## EXERCISE BRIEF
Using the material below, repeat exactly the lines from the one with "What Plotly code" through the one with "import plotly.graph_objects as go", ends included, without any images.

▬▬▬▬▬▬▬▬▬▬

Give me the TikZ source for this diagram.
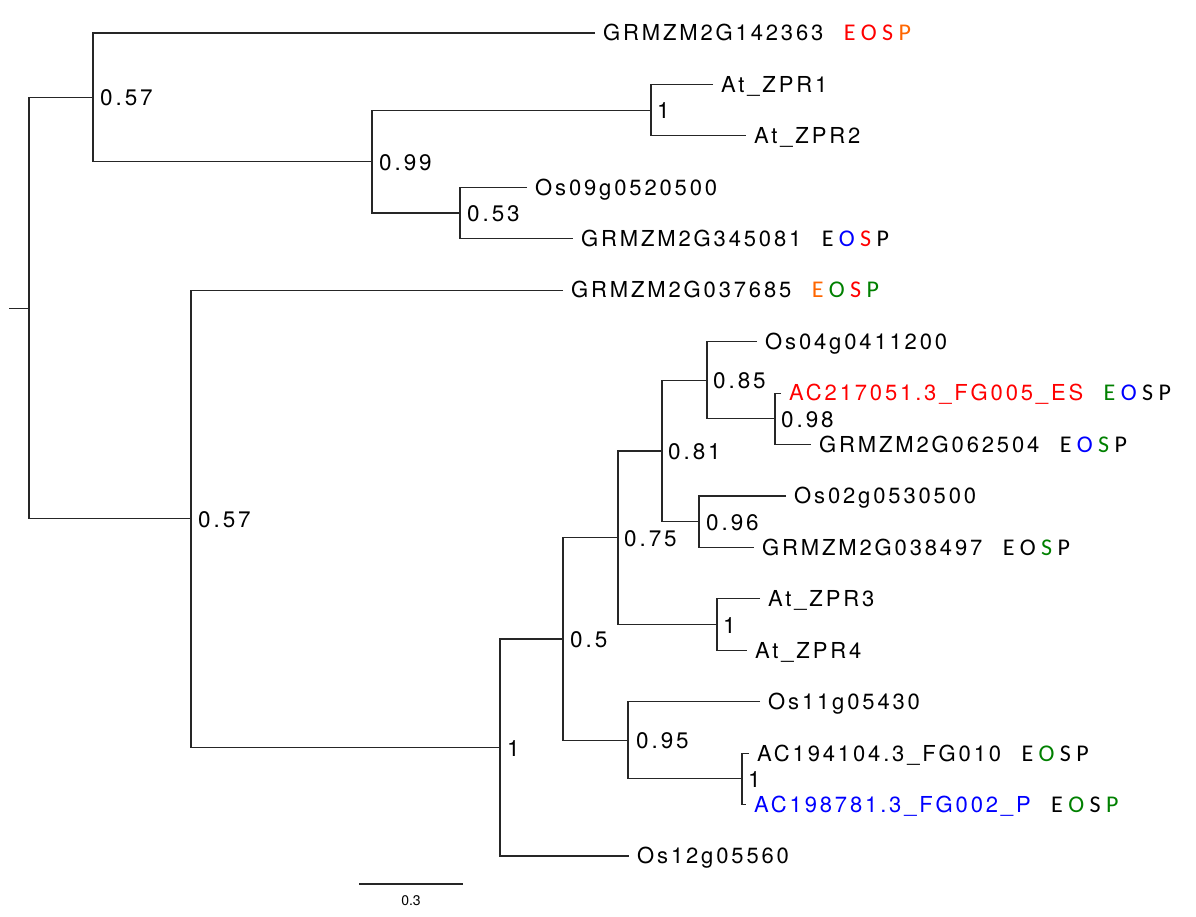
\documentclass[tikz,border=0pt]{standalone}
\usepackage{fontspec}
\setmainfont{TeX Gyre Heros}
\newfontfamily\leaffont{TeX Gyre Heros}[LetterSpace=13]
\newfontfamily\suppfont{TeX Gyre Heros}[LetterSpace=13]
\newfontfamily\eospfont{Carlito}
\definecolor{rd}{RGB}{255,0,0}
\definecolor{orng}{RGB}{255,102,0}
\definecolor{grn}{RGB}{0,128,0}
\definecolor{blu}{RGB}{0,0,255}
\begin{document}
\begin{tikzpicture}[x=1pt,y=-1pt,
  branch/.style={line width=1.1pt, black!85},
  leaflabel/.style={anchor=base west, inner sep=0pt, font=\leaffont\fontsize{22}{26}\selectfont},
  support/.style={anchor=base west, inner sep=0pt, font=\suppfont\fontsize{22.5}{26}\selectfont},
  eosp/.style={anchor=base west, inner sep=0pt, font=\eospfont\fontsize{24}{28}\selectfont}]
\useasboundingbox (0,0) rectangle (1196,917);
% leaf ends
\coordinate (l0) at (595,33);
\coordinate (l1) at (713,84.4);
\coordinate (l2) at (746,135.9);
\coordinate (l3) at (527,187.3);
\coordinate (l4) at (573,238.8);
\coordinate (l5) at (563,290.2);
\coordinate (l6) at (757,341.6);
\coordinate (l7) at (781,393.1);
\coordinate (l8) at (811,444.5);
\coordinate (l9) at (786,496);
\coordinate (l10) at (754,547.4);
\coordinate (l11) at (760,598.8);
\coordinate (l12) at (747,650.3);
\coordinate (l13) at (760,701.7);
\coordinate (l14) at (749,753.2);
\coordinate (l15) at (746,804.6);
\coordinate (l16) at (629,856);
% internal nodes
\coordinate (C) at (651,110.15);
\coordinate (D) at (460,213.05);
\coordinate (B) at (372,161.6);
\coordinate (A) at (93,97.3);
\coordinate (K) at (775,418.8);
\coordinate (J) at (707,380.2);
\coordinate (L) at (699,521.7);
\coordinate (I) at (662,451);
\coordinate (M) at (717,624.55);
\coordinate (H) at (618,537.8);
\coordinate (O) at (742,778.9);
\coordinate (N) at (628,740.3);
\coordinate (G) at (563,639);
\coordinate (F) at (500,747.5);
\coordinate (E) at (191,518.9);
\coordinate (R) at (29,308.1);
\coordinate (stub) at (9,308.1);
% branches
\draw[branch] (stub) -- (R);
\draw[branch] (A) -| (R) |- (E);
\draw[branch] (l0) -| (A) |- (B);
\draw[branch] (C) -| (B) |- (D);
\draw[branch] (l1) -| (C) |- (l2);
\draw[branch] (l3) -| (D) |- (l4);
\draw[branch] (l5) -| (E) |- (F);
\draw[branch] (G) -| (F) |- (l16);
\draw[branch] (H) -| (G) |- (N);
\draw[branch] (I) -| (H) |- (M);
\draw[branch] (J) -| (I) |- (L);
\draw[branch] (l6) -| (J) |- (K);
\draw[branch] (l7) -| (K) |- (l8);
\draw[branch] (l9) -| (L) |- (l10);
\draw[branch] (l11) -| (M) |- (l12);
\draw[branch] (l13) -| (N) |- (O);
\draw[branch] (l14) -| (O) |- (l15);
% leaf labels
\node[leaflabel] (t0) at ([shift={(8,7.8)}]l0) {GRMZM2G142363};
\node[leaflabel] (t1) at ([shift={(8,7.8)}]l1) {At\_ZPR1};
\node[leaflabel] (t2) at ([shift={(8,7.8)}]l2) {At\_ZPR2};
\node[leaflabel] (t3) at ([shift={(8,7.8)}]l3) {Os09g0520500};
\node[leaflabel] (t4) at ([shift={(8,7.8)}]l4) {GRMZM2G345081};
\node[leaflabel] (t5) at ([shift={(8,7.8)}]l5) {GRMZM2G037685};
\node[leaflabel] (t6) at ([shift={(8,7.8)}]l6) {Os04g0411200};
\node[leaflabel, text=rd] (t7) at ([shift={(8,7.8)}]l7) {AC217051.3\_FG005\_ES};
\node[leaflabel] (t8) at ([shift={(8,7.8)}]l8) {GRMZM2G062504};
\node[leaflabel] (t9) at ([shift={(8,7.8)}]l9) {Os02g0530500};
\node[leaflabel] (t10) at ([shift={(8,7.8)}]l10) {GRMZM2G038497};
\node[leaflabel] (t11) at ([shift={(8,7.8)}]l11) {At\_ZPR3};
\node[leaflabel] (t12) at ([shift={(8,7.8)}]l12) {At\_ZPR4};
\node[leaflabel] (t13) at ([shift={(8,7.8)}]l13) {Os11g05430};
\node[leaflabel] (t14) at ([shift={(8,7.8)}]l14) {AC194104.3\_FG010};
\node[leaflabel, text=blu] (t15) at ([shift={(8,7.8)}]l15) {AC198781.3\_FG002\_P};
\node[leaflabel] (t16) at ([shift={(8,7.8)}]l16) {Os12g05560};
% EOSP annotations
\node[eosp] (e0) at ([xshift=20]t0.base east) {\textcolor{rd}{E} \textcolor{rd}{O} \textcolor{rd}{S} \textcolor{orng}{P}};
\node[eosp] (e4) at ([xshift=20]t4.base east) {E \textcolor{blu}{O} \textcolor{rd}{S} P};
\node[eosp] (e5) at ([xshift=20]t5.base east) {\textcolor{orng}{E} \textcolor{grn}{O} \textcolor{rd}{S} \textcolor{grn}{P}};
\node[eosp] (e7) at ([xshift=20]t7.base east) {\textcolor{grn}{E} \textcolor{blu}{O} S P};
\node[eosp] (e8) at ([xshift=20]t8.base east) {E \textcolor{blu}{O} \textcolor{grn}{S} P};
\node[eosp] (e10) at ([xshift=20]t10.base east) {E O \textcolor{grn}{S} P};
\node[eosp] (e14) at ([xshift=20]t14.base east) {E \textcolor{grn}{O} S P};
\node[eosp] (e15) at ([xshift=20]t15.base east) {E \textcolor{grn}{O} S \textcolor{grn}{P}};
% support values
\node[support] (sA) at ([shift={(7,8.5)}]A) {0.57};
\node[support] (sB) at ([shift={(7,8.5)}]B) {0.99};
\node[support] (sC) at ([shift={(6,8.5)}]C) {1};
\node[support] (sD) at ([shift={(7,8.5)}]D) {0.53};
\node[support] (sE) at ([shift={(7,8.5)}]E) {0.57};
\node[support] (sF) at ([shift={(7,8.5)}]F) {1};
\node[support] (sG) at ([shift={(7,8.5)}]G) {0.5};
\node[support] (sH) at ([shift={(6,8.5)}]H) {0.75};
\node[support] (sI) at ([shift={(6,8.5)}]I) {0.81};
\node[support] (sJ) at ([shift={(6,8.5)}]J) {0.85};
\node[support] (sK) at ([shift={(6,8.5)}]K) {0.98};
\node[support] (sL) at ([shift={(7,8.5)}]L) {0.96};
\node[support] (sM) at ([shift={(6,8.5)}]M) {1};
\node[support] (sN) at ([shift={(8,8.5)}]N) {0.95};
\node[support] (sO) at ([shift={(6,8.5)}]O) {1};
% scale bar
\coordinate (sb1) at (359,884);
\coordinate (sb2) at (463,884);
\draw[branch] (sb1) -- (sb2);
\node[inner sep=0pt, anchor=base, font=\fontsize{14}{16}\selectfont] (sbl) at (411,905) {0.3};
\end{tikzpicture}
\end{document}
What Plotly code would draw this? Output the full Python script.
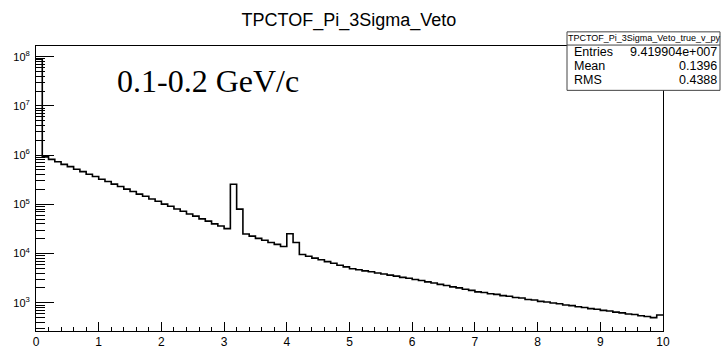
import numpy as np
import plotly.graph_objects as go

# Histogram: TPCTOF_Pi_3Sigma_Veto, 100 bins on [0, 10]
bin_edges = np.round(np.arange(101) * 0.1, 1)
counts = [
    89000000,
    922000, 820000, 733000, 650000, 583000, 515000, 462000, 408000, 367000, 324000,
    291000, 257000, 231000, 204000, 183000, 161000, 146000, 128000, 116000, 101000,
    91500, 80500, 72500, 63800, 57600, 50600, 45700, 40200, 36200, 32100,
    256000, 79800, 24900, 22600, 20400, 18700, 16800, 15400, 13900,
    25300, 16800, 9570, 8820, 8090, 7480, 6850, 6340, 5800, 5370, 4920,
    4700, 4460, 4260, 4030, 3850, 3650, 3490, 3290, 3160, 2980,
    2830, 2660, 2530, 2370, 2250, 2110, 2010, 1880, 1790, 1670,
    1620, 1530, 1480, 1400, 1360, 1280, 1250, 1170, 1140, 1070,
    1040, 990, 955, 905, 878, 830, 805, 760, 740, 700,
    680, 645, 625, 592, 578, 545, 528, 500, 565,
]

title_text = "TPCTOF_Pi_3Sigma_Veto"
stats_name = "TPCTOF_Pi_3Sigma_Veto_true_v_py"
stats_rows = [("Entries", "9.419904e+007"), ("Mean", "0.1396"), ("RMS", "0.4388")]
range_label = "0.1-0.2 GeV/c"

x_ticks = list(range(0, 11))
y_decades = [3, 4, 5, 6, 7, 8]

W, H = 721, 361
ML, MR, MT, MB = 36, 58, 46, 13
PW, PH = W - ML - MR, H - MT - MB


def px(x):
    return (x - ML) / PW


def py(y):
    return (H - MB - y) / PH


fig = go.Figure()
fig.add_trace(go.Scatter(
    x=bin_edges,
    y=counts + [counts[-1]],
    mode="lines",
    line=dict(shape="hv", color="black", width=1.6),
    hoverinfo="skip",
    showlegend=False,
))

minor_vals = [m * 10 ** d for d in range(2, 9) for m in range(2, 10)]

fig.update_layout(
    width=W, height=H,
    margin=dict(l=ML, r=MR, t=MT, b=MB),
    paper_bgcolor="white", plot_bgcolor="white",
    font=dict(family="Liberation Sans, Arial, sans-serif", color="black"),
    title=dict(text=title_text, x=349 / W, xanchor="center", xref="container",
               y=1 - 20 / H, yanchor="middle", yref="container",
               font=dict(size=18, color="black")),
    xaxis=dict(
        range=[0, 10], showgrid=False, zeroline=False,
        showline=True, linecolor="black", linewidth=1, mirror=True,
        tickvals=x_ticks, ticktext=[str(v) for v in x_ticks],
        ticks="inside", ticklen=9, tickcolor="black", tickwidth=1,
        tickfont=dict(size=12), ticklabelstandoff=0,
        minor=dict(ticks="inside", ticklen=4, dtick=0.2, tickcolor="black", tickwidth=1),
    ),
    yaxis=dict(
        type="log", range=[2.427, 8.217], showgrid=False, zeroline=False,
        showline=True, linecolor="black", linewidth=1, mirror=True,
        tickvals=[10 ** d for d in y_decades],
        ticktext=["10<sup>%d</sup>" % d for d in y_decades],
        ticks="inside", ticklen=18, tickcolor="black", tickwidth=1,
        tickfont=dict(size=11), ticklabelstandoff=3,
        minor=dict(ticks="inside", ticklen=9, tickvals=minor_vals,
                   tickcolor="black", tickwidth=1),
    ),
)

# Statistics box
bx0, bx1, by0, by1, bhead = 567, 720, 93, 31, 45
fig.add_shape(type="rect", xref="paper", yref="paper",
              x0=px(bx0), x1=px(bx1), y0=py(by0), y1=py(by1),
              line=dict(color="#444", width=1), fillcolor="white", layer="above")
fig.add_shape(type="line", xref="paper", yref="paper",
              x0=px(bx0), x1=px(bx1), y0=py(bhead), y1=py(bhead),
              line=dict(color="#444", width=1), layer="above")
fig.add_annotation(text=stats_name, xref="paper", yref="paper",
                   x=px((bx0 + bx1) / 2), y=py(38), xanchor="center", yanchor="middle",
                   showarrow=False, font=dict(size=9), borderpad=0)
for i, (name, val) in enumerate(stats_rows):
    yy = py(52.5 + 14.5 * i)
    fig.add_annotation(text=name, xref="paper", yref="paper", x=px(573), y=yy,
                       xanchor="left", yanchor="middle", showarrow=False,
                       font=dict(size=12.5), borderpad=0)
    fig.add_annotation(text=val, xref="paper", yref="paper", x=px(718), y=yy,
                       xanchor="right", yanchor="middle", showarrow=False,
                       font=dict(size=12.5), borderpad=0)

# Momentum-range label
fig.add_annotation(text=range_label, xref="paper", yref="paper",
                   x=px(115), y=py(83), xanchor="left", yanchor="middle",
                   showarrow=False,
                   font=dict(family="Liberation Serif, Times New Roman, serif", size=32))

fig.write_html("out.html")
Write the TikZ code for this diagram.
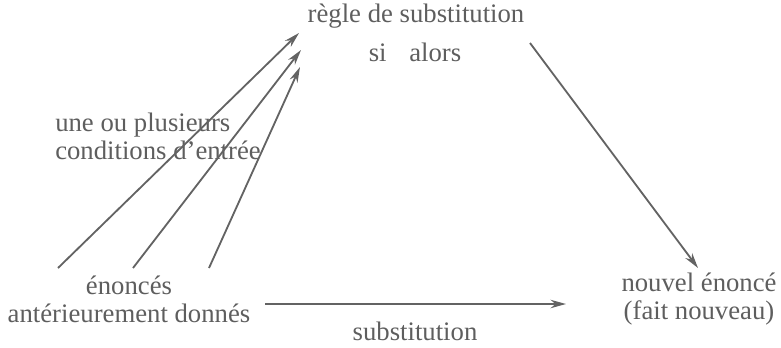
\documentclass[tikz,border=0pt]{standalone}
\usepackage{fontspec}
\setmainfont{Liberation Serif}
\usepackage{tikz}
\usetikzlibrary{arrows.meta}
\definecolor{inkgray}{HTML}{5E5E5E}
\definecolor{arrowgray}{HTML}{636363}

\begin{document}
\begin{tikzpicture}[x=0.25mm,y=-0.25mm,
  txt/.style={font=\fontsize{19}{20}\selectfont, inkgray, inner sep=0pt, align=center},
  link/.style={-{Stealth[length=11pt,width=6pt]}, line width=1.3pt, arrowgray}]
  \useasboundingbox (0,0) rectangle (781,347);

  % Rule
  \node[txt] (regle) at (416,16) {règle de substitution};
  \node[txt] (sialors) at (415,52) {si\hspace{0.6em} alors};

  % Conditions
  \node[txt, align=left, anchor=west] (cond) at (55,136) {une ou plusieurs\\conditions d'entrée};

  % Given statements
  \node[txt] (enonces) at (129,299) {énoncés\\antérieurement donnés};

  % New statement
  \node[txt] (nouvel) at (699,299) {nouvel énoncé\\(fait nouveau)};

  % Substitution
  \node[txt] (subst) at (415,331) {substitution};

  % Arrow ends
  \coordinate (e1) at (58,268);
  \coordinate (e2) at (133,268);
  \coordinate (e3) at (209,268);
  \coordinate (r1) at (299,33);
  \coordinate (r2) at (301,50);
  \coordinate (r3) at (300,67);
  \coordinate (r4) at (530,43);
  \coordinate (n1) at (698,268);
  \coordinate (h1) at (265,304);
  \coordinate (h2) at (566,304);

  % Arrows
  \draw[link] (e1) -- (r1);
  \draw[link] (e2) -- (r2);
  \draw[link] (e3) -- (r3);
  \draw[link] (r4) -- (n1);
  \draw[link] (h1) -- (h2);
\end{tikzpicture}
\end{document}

▬▬▬▬▬▬▬▬▬▬

## TASK RESULT
What Plotly code would draw this? Output the full Python script.
import numpy as np
import plotly.graph_objects as go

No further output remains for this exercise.